Sometimes in a support group environment and sometimes individually, the actors simply and plainly recount their character's thoughts. All these young people are completely credible, even the most damaged and the most opportunistic. Roxana Lupu invests wheelchair-bound Ana with a quiet dignity that created an almost aching need in me that she pull through. Thalissa Texeira's Thalissa (yes, the characters are named after the actors - underlining the point that their fate that fateful day could be anyone's) is angry, but love (of a kind) softens her. Florence Roberts's Floss is distracted by nightmares and visions but, unexpectedly, gets a chance to confront them and moves on.

Clive Keene does the paternal grieving well and finds solace in a deeper understanding of the nature of spirituality - he times his laugh lines brilliantly too.
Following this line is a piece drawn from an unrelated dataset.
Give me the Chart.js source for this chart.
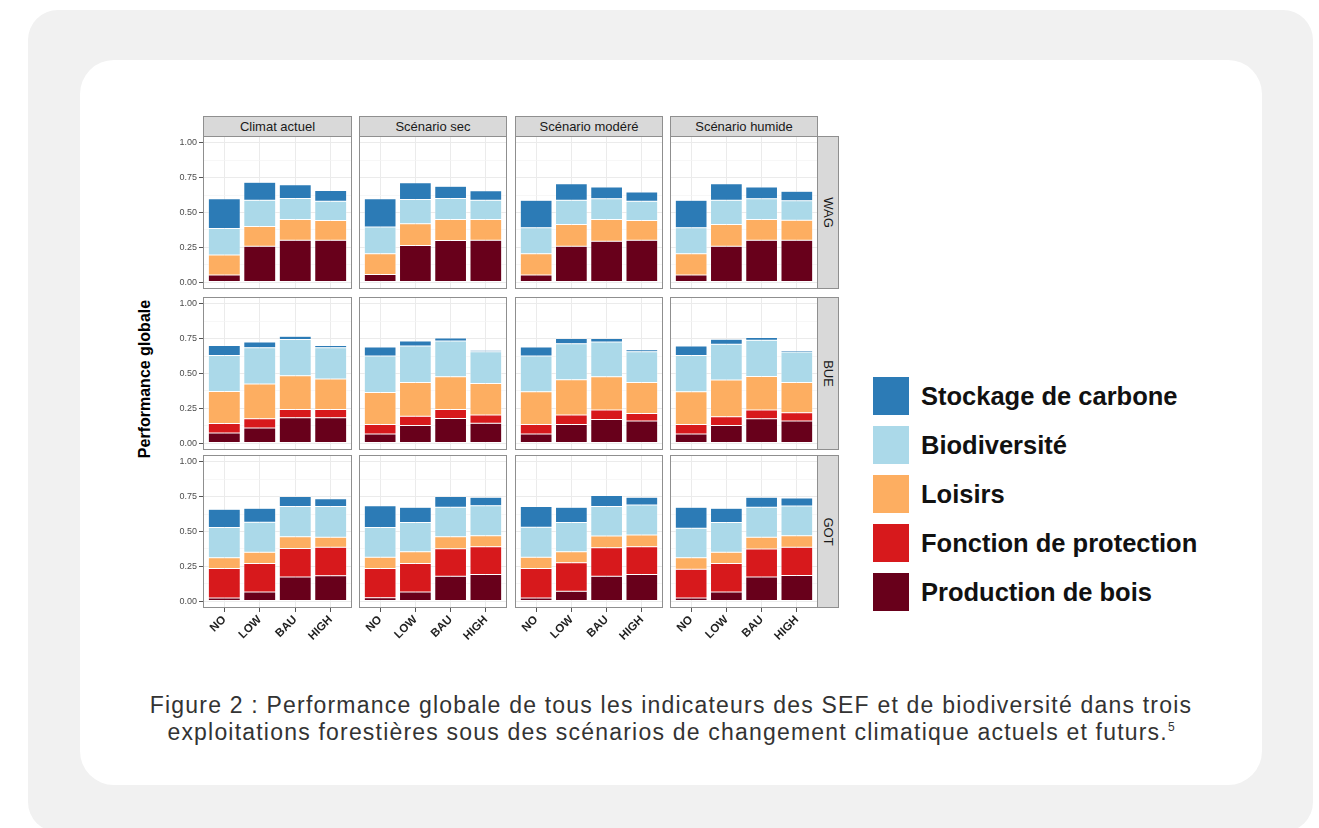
<!DOCTYPE html>
<html lang="fr">
<head>
<meta charset="utf-8">
<script src="https://cdn.jsdelivr.net/npm/chart.js@4.4.1/dist/chart.umd.min.js"></script>
<style>
  html, body { margin: 0; padding: 0; background: #ffffff; width: 1319px; height: 828px; overflow: hidden;
    font-family: "Liberation Sans", Arial, sans-serif; }
  #outer { position: absolute; left: 28px; top: 10px; width: 1285px; height: 822px; background: #f1f1f1; border-radius: 30px; }
  #card { position: absolute; left: 80px; top: 60px; width: 1182px; height: 725px; background: #ffffff; border-radius: 34px; }
  .strip { position: absolute; background: #d9d9d9; border: 1px solid #8f8f8f; box-sizing: border-box;
    color: #1a1a1a; font-size: 13px; display: flex; align-items: center; justify-content: center; white-space: nowrap; }
  .strip.side span { display: inline-block; transform: rotate(90deg); }
  canvas { position: absolute; }
  #ytitle { position: absolute; left: 145px; top: 379px; transform: translate(-50%, -50%) rotate(-90deg);
    font-weight: bold; font-size: 16px; color: #000; white-space: nowrap; }
  .key { position: absolute; left: 873px; width: 36px; height: 38px; }
  .keylab { position: absolute; left: 921px; font-weight: bold; font-size: 25.5px; color: #111; white-space: nowrap;
    transform: translateY(-50%); }
  #caption { position: absolute; left: 80px; width: 1182px; top: 692px; text-align: center; font-size: 23px;
    letter-spacing: 1.2px; line-height: 27px; color: #333; }
  #caption sup { font-size: 12px; vertical-align: 9px; line-height: 0; letter-spacing: 0; }
</style>
</head>
<body>
<div id="outer"></div>
<div id="card"></div>
<div id="ytitle">Performance globale</div>
<div id="caption">Figure 2 : Performance globale de tous les indicateurs des SEF et de biodiversité dans trois<br>exploitations forestières sous des scénarios de changement climatique actuels et futurs.<sup>5</sup></div>

<script>
// Facets
const sites = ['WAG', 'BUE', 'GOT'];
const scenarios = ['Climat actuel', 'Scénario sec', 'Scénario modéré', 'Scénario humide'];
const levels = ['NO', 'LOW', 'BAU', 'HIGH'];
const yTicks = [0, 0.25, 0.5, 0.75, 1];

// Scores per component, indexed [site][scenario][level]
const production = [
  [[0.050, 0.258, 0.300, 0.300], [0.055, 0.263, 0.299, 0.300], [0.050, 0.258, 0.294, 0.300], [0.050, 0.258, 0.300, 0.300]],
  [[0.073, 0.109, 0.182, 0.182], [0.065, 0.126, 0.177, 0.143], [0.065, 0.134, 0.170, 0.158], [0.065, 0.126, 0.174, 0.158]],
  [[0.022, 0.065, 0.173, 0.181], [0.024, 0.065, 0.178, 0.190], [0.022, 0.070, 0.178, 0.190], [0.022, 0.065, 0.173, 0.183]]
];
const protection = [
  [[0, 0, 0, 0], [0, 0, 0, 0], [0, 0, 0, 0], [0, 0, 0, 0]],
  [[0.068, 0.065, 0.060, 0.060], [0.069, 0.066, 0.065, 0.058], [0.069, 0.067, 0.067, 0.055], [0.069, 0.063, 0.063, 0.060]],
  [[0.212, 0.205, 0.205, 0.205], [0.210, 0.205, 0.198, 0.200], [0.212, 0.205, 0.205, 0.200], [0.207, 0.205, 0.201, 0.203]]
];
const loisirs = [
  [[0.144, 0.142, 0.150, 0.143], [0.149, 0.156, 0.151, 0.150], [0.154, 0.156, 0.156, 0.143], [0.154, 0.156, 0.150, 0.145]],
  [[0.229, 0.250, 0.242, 0.218], [0.229, 0.244, 0.235, 0.227], [0.234, 0.254, 0.240, 0.223], [0.234, 0.264, 0.242, 0.218]],
  [[0.077, 0.080, 0.084, 0.072], [0.080, 0.084, 0.086, 0.080], [0.080, 0.079, 0.084, 0.085], [0.082, 0.080, 0.084, 0.084]]
];
const biodiversite = [
  [[0.191, 0.188, 0.150, 0.137], [0.191, 0.174, 0.150, 0.138], [0.186, 0.174, 0.148, 0.137], [0.186, 0.174, 0.148, 0.140]],
  [[0.260, 0.262, 0.260, 0.226], [0.262, 0.261, 0.256, 0.228], [0.257, 0.259, 0.249, 0.220], [0.262, 0.257, 0.260, 0.218]],
  [[0.217, 0.216, 0.217, 0.221], [0.214, 0.210, 0.213, 0.216], [0.216, 0.210, 0.212, 0.216], [0.212, 0.214, 0.217, 0.214]]
];
const carbone = [
  [[0.213, 0.129, 0.099, 0.078], [0.203, 0.120, 0.089, 0.068], [0.198, 0.118, 0.086, 0.068], [0.198, 0.118, 0.086, 0.068]],
  [[0.072, 0.040, 0.024, 0.016], [0.065, 0.036, 0.022, 0.012], [0.065, 0.037, 0.025, 0.015], [0.067, 0.036, 0.019, 0.012]],
  [[0.132, 0.102, 0.072, 0.056], [0.158, 0.111, 0.076, 0.061], [0.149, 0.111, 0.080, 0.056], [0.152, 0.104, 0.072, 0.056]]
];

// Stack order, bottom to top
const series = [
  { name: 'Production de bois',     values: production,   color: '#68001b' },
  { name: 'Fonction de protection', values: protection,   color: '#d7191c' },
  { name: 'Loisirs',                values: loisirs,      color: '#fdae61' },
  { name: 'Biodiversité',           values: biodiversite, color: '#abd9e9' },
  { name: 'Stockage de carbone',    values: carbone,      color: '#2c7bb6' }
];

// Facet grid geometry
const colLeft = [203, 359, 515, 670];
const colWidth = [149, 148, 148, 148];
const rowTop = [136, 297, 455];
const rowHeight = 153;
const yAxisWidth = 43;
const xAxisHeight = 52;
const stripHeight = 20;
const sideStripWidth = 22;

Chart.defaults.font.family = '"Liberation Sans", Arial, sans-serif';

const panelBorder = {
  id: 'panelBorder',
  afterDraw(chart) {
    const { ctx, chartArea: a } = chart;
    ctx.save();
    ctx.strokeStyle = '#8f8f8f';
    ctx.lineWidth = 1;
    ctx.strokeRect(Math.round(a.left) + 0.5, Math.round(a.top) + 0.5, Math.round(a.right - a.left) - 1, Math.round(a.bottom - a.top) - 1);
    ctx.restore();
  }
};

const isMajor = v => yTicks.some(t => Math.abs(t - v) < 1e-9);

function makePanel(r, c) {
  const left = c === 0;
  const bottom = r === sites.length - 1;
  const canvas = document.createElement('canvas');
  const w = colWidth[c] + (left ? yAxisWidth : 0);
  const h = rowHeight + (bottom ? xAxisHeight : 0);
  canvas.width = w; canvas.height = h;
  canvas.style.width = w + 'px'; canvas.style.height = h + 'px';
  canvas.style.left = (colLeft[c] - (left ? yAxisWidth : 0)) + 'px';
  canvas.style.top = rowTop[r] + 'px';
  document.body.appendChild(canvas);

  const datasets = series.map(s => ({
    label: s.name,
    data: s.values[r][c].map((v, i) => ({ x: i + 1, y: v })),
    backgroundColor: s.color,
    borderColor: 'rgba(255,255,255,0.85)',
    borderWidth: 0.5,
    borderSkipped: false,
    stack: 'total',
    barPercentage: 0.9,
    categoryPercentage: 1
  }));

  new Chart(canvas, {
    type: 'bar',
    data: { datasets },
    options: {
      responsive: false,
      animation: false,
      devicePixelRatio: 1,
      layout: { padding: 0, autoPadding: false },
      plugins: { legend: { display: false }, tooltip: { enabled: false } },
      scales: {
        x: {
          type: 'linear',
          offset: false,
          min: 0.4, max: 4.6,
          afterBuildTicks: s => { s.ticks = levels.map((_, i) => ({ value: i + 1 })); },
          afterFit: s => {
            s.height = bottom ? xAxisHeight : 0;
            s.paddingLeft = 0; s.paddingRight = 0;
          },
          border: { display: false },
          grid: { offset: false, color: '#ebebeb', lineWidth: 1, drawTicks: bottom, tickLength: 4, tickColor: '#555' },
          ticks: {
            display: bottom,
            autoSkip: false,
            maxRotation: 45, minRotation: 45,
            padding: 1,
            color: '#222',
            font: { size: 11.5, weight: 'bold' },
            callback: v => levels[v - 1]
          }
        },
        y: {
          type: 'linear',
          stacked: true,
          min: -0.05, max: 1.05,
          afterBuildTicks: s => {
            const t = [];
            for (let k = 0; k <= 8; k++) t.push({ value: k * 0.125 });
            s.ticks = t;
          },
          afterFit: s => {
            s.width = left ? yAxisWidth : 0;
            s.paddingTop = 0; s.paddingBottom = 0;
          },
          border: { display: false },
          grid: {
            color: ctx => isMajor(ctx.tick.value) ? '#ebebeb' : '#f4f4f4',
            lineWidth: ctx => isMajor(ctx.tick.value) ? 1 : 0.7,
            drawTicks: left,
            tickLength: 4,
            tickColor: ctx => isMajor(ctx.tick.value) ? '#555' : 'rgba(0,0,0,0)'
          },
          ticks: {
            display: left,
            autoSkip: false,
            padding: 2,
            color: '#4d4d4d',
            font: { size: 9 },
            callback: v => isMajor(v) ? v.toFixed(2) : ''
          }
        }
      }
    },
    plugins: [panelBorder]
  });
}

// Column strips
scenarios.forEach((name, c) => {
  const d = document.createElement('div');
  d.className = 'strip';
  d.style.left = colLeft[c] + 'px';
  d.style.top = (rowTop[0] - stripHeight) + 'px';
  d.style.width = colWidth[c] + 'px';
  d.style.height = (stripHeight + 1) + 'px';
  d.textContent = name;
  document.body.appendChild(d);
});

// Row strips
sites.forEach((name, r) => {
  const d = document.createElement('div');
  d.className = 'strip side';
  const lastCol = scenarios.length - 1;
  d.style.left = (colLeft[lastCol] + colWidth[lastCol] - 1) + 'px';
  d.style.top = rowTop[r] + 'px';
  d.style.width = sideStripWidth + 'px';
  d.style.height = rowHeight + 'px';
  d.innerHTML = '<span>' + name + '</span>';
  document.body.appendChild(d);
});

sites.forEach((_, r) => scenarios.forEach((_, c) => makePanel(r, c)));

// Legend, top to bottom
const legendTop = 377;
const legendStep = 49;
series.slice().reverse().forEach((s, i) => {
  const y = legendTop + i * legendStep;
  const k = document.createElement('div');
  k.className = 'key';
  k.style.top = y + 'px';
  k.style.background = s.color;
  document.body.appendChild(k);
  const l = document.createElement('div');
  l.className = 'keylab';
  l.style.top = (y + 19) + 'px';
  l.textContent = s.name;
  document.body.appendChild(l);
});
</script>
</body>
</html>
Graham O'Mara (reprising some elements of his character in this company's previous work at this venue, the excellent Cans) captures the man on the make well, wild but articulate, and exactly the kind of survivor the media would indulge - he gets a few acerbic zingers in too!. Alex Forsyth is brilliant as an amoral banker whose eye is never off the main chance and whose brutal charm draws us so reluctantly into his world with its twisted but irrefutable logic.
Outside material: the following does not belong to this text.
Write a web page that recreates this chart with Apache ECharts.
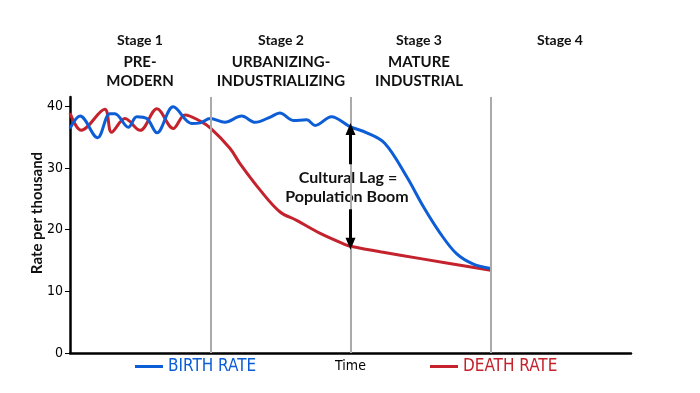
<!DOCTYPE html>
<html>
<head>
<meta charset="utf-8">
<script src="https://cdn.jsdelivr.net/npm/echarts@6/dist/echarts.min.js"></script>
<style>html,body{margin:0;padding:0;background:#fff}#c{width:700px;height:393px}</style>
</head>
<body>
<div id="c"></div>
<script>
// ---- data ----
const birthX = [0, 1.8, 4.9, 7.1, 8.0, 10.4, 11.9, 13.7, 15.5, 18.4, 21.7, 23.2, 25.0, 27.6, 30.6, 33.0, 35.6, 37.4, 39.8, 42.2, 43.7, 46.6, 49.9, 52.9, 56.1, 60.0, 63.0, 66.0, 68.9, 71.9, 75.0];
const birthY = [36.4, 38.4, 34.9, 38.8, 38.8, 36.6, 38.3, 38.0, 35.7, 39.9, 37.2, 37.3, 38.0, 37.4, 38.4, 37.4, 38.2, 38.9, 37.7, 37.8, 36.9, 38.3, 36.7, 35.7, 34.0, 28.6, 23.7, 19.4, 16.1, 14.4, 13.7];
const deathX = [0, 2.0, 6.2, 7.4, 9.8, 12.5, 15.5, 18.4, 20.5, 23.2, 25.0, 28.5, 30.3, 33.9, 37.4, 40.4, 44.6, 49.3, 50.0, 55.3, 62.5, 75.0];
const deathY = [38.9, 36.1, 39.5, 35.8, 38.0, 36.1, 39.6, 36.4, 38.6, 37.6, 36.5, 33.2, 30.7, 26.4, 22.9, 21.5, 19.4, 17.5, 17.3, 16.4, 15.3, 13.4];
const stageDividers = [25, 50, 75];
const yTicks = [0, 10, 20, 30, 40];
const stageNames = ['Stage 1', 'Stage 2', 'Stage 3', 'Stage 4'];
const stageTitles = [['PRE-', 'MODERN'], ['URBANIZING-', 'INDUSTRIALIZING'], ['MATURE', 'INDUSTRIAL'], []];
const lagTop = [30.6, 36.3];
const lagBottom = [23.3, 17.7];
const lagX = 50;

const BLUE = '#0d5ed6';
const RED = '#c4232d';
const NARROW = '"DejaVu Sans Condensed", "Liberation Sans Narrow", "Roboto Condensed", sans-serif';
const zip = (xs, ys) => xs.map((x, i) => [x, ys[i]]);

const stageCx = [140, 281, 419, 560];
const graphics = [];
stageNames.forEach((s, i) => {
  graphics.push({type:'text', x: stageCx[i], y: 40, style:{text:s, font:'bold 14px Lato', fill:'#111', align:'center', verticalAlign:'middle'}});
  stageTitles[i].forEach((t, j) => {
    graphics.push({type:'text', x: stageCx[i], y: 62 + j*19, style:{text:t, font:'bold 15px Lato', fill:'#111', align:'center', verticalAlign:'middle'}});
  });
});
graphics.push({type:'text', x: 348, y: 178, style:{text:'Cultural Lag =', font:'bold 16px Lato', fill:'#111', align:'center', verticalAlign:'middle'}});
graphics.push({type:'text', x: 347, y: 197, style:{text:'Population Boom', font:'bold 16px Lato', fill:'#111', align:'center', verticalAlign:'middle'}});
graphics.push({type:'text', x: 37, y: 213, rotation: Math.PI/2, style:{text:'Rate per thousand', font:'bold 15px Lato', fill:'#111', align:'center', verticalAlign:'middle'}});

const chart = echarts.init(document.getElementById('c'), null, {renderer:'canvas'});
chart.setOption({
  animation: false,
  grid: {left: 70, right: 69, top: 97, bottom: 40},
  xAxis: {
    type: 'value', min: 0, max: 100,
    axisLine: {lineStyle: {color: '#000', width: 2.5}},
    axisTick: {show: false}, axisLabel: {show: false}, splitLine: {show: false},
    name: 'Time', nameLocation: 'middle', nameGap: 6,
    nameTextStyle: {fontFamily: NARROW, fontSize: 14, color: '#000', verticalAlign: 'top'}
  },
  yAxis: {
    type: 'value', min: 0, max: 41.5, interval: 10,
    axisLine: {show: true, lineStyle: {color: '#000', width: 2.5}},
    axisTick: {show: true, length: 5, lineStyle: {color: '#000', width: 1}, customValues: yTicks},
    axisLabel: {customValues: yTicks, fontFamily: NARROW, fontSize: 14, color: '#000', margin: 7},
    splitLine: {show: false}
  },
  legend: [
    {left: 130, top: 353, data: ['BIRTH RATE'], icon: 'rect', itemWidth: 28, itemHeight: 3, itemGap: 6,
     textStyle: {color: BLUE, fontFamily: NARROW, fontSize: 17}},
    {left: 425, top: 353, data: ['DEATH RATE'], icon: 'rect', itemWidth: 28, itemHeight: 3, itemGap: 6,
     textStyle: {color: RED, fontFamily: NARROW, fontSize: 17}}
  ],
  graphic: graphics,
  series: [
    {
      type: 'line', name: 'dividers', data: [], z: 1, silent: true,
      markLine: {silent: true, symbol: 'none', label: {show: false},
        lineStyle: {color: '#aaaaaa', width: 2, type: 'solid'},
        data: stageDividers.map(v => ({xAxis: v}))}
    },
    {
      type: 'line', name: 'BIRTH RATE', data: zip(birthX, birthY), smooth: 0.35, showSymbol: false, symbol: 'none', z: 3,
      lineStyle: {color: BLUE, width: 3}, itemStyle: {color: BLUE}
    },
    {
      type: 'line', name: 'DEATH RATE', data: zip(deathX, deathY), smooth: 0.35, showSymbol: false, symbol: 'none', z: 2,
      lineStyle: {color: RED, width: 3}, itemStyle: {color: RED}
    },
    {
      type: 'line', name: 'lag', data: [], z: 4, silent: true,
      markLine: {silent: true, label: {show: false}, symbol: ['none', 'triangle'], symbolSize: [10, 12],
        lineStyle: {color: '#000', width: 3, type: 'solid'},
        data: [
          [{coord: [lagX, lagTop[0]]}, {coord: [lagX, lagTop[1]]}],
          [{coord: [lagX, lagBottom[0]]}, {coord: [lagX, lagBottom[1]]}]
        ]}
    }
  ]
});
</script>
</body>
</html>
The real star of this show, though, is Stuart Slade's script. It's not just the pace that runs relentlessly across the 90 minutes all-through, but his ear for how people speak, their lexicons and their rhythms. An Alan Bennett for the Millennial Generation is a big label to put on a young playwright, but Slade is building a corpus of work to justify it. I look forward to his next foray into writing for the stage and urge anyone with a love of language (and a high tolerance for swearing) to venture out to Battersea because this is superb work and surely a portent of greater things to come.